Harris Corporation's StingRay (photo: U.S. Patent and Trademark Office)
Local law enforcement agencies in California know a good thing when they see it. And “good thing,” in this case, means technology that allows them to track the mobil devices of unsuspecting individuals without court supervision by deploying hardware that mimics a cellphone tower.
A new map published by the American Civil Liberties Union (ACLU) shows the known locations nationally of where the agencies are using Stingray technology, but as the ACLU points out, it “dramatically under-represents” use of the surveillance equipment that the authorities fight to keep secret.
Wired Magazine reported that the ACLU was stunned two weeks ago when documents it requested from local police about use of Stingrays in Sarasota, Florida, were seized by the U.S. Marshall's Service before they could be released. Although federal authorities have fought to keep information about the controversial technology secret, the ACLU said this was the first time it had seen the feds mount a raid to to keep material away from the public.
An investigation earlier this year by USA Today, The Desert Sun in Southern California and other Gannett newspapers of 125 police agencies in 33 states discovered that at least 25 own a Stingray.
The ACLU map relies mostly on local reporting of Stingray sightings and includes police departments in Los Angeles, San Francisco, Oakland and San Jose, and sheriff's departments in the counties of Los Angeles, San Bernardino, Sacramento and San Diego.
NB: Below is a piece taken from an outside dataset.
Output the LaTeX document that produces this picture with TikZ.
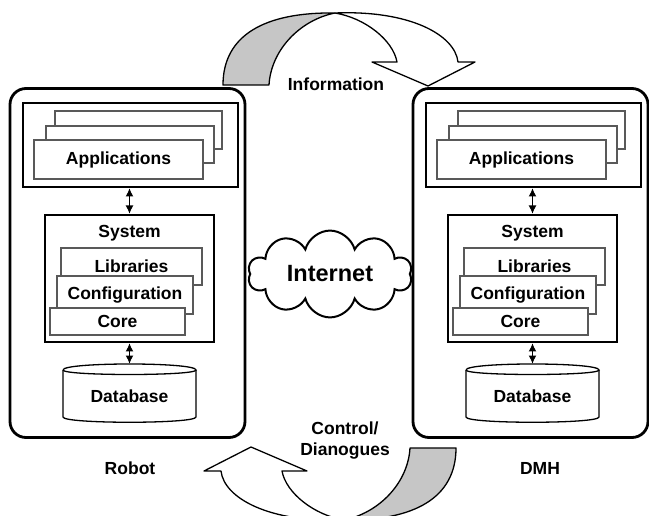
\documentclass[tikz,border=0pt]{standalone}
\usepackage{fontspec}
\setmainfont{Liberation Sans}
\usetikzlibrary{arrows.meta,shapes.symbols}

\begin{document}
\begin{tikzpicture}[x=1pt,y=-1pt,
    lbl/.style={font=\fontsize{17.5}{21}\selectfont\bfseries},
    frame/.style={draw,line width=2.8pt,rounded corners=16pt,minimum width=235pt,minimum height=349pt},
    group/.style={draw,line width=2pt,inner sep=0pt},
    layer/.style={draw=gray!70!black,line width=1.2pt,fill=white,inner sep=0pt,lbl},
    link/.style={{Latex[length=8.5pt,width=8pt]}-{Latex[length=8.5pt,width=8pt]},line width=1.6pt},
    ribbon/.style={draw,line width=1.3pt,line join=round}]

    \useasboundingbox (0,0) rectangle (649,516);
    \fill[white] (0,0) rectangle (649,516);

    % robot and DMH columns
    \foreach \s/\dx in {rob/0,dmh/403}{
    \begin{scope}[xshift=\dx pt]
        \node[frame] (\s-frame) at (127.5,263) {};
        \node[group,minimum width=215pt,minimum height=84pt] (\s-apps) at (130.5,145) {};
        \node[layer,minimum width=167pt,minimum height=38pt] (\s-app3) at (138.5,130) {};
        \node[layer,minimum width=168pt,minimum height=37pt] (\s-app2) at (130,144.5) {};
        \node[layer,minimum width=169pt,minimum height=39pt] (\s-app1) at (118.5,159.5) {Applications};

        \node[group,minimum width=169pt,minimum height=127pt] (\s-sys) at (129.5,278.5) {};
        \node[lbl] (\s-systitle) at (129.5,233) {System};
        \node[layer,minimum width=141pt,minimum height=37pt] (\s-lib) at (131.5,266.5) {Libraries};
        \node[layer,minimum width=136pt,minimum height=38pt] (\s-conf) at (125,295) {Configuration};
        \node[layer,minimum width=135pt,minimum height=27pt] (\s-core) at (117.5,321.5) {Core};

        \draw[line width=1.3pt,fill=white] (63,370) -- (63,417) .. controls (63,424) and (196,424) .. (196,417) -- (196,370);
        \draw[line width=1.3pt] (63,370) .. controls (63,362) and (196,362) .. (196,370) .. controls (196,376) and (63,376) .. (63,370);
        \coordinate (\s-dbtop) at (129.5,364);
        \node[lbl] (\s-db) at (129.5,396) {Database};

        \draw[link] (\s-sys.north |- \s-apps.south) -- (\s-sys.north);
        \draw[link] (\s-sys.south) -- (\s-dbtop);
    \end{scope}
    }

    \node[lbl] (robot) at (130,468) {Robot};
    \node[lbl] (dmh) at (540,468) {DMH};

    \node[cloud,draw,line width=2pt,cloud puffs=10,aspect=2,minimum width=164pt,minimum height=82pt,
        inner sep=0pt,fill=white,font=\fontsize{23.5}{28}\selectfont\bfseries] (net) at (330,274) {Internet};

    % twisted arrows, the lower one turned half round
    \foreach \r in {0,180}{
    \begin{scope}[rotate around={\r:(339.5,266.5)}]
        \path[ribbon,fill=gray!45] (223,85) .. controls (223,35) and (265,12) .. (335,13)
            .. controls (300,20) and (271,50) .. (269,85) -- cycle;
        \path[ribbon,fill=white] (335,13) .. controls (410,10) and (455,35) .. (458,62)
            -- (475,62) -- (428,86) -- (372,62) -- (397,62)
            .. controls (393,40) and (365,18) .. (335,13) -- cycle;
    \end{scope}
    }

    \node[lbl] (info) at (336,84) {Information};
    \node[lbl,align=center] (ctrl) at (345,440.5) {Control/\\Dianogues};
\end{tikzpicture}
\end{document}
LAPD got its Stingray back in 2006, according to LA Weekly, using U.S. Department of Homeland Security (DHS) funds, and used it 21 times during one four-month period. Cases included homicide investigations, three kidnappings, two attempted murders, two suicides, two missing persons, rape and narcotics.
Stingray is expensive hardware made by Harris Corporation that can be deployed in an area where the authorities are trying to track an individual. It pretends that it is a cell tower and fools wireless phones into establishing a connection. Once connected, it can determine cell location and download information of people who are not suspects in an investigation, raising all sorts of privacy issues.
Harris requires police departments to sign nondisclosure agreements that they are using the technology, making court oversight problematic. It also doesn't help that the Obama administration has been advising local authorities to obscure use of the the surveillance, which they have done.
The Associated Press, which has been thwarted in its attempts to access local public records about the use of Stingray, reported Thursday that interviews, court records and public-record requests indicate the feds have asked the locals to withhold basic information about how it works and how it is used.
The ACLU found that the devices, also known as IMSI catchers, are being used without a warrant or court order. In Florida, a police detective received permission to use a Stingray by filling out a routine “track and trace” application rather than seeking a probable-cause warrant, which is more difficult to obtain.
The government has argued for years that it doesn't need a warrant because the devices don't collect the content of phone calls. The FBI has said it doesn’t need a warrant because cellphone users have no reasonable expectation of privacy. The U.S.Supreme Court has not yet ruled on the issue.
ACLU attorney Nathan Freed Wessler described the longterm threat of having Stingrays deployed liberally throughout the country:
“Because we carry our cellphones with us virtually everywhere we go, stingrays can paint a precise picture of where we are and who we spend time with, including our location in a lover's house, in a psychologist's office or at a political protest. This sort of invasive surveillance raises serious questions about whether our tax dollars are funding violations of the U.S. Constitution's Fourth Amendment.”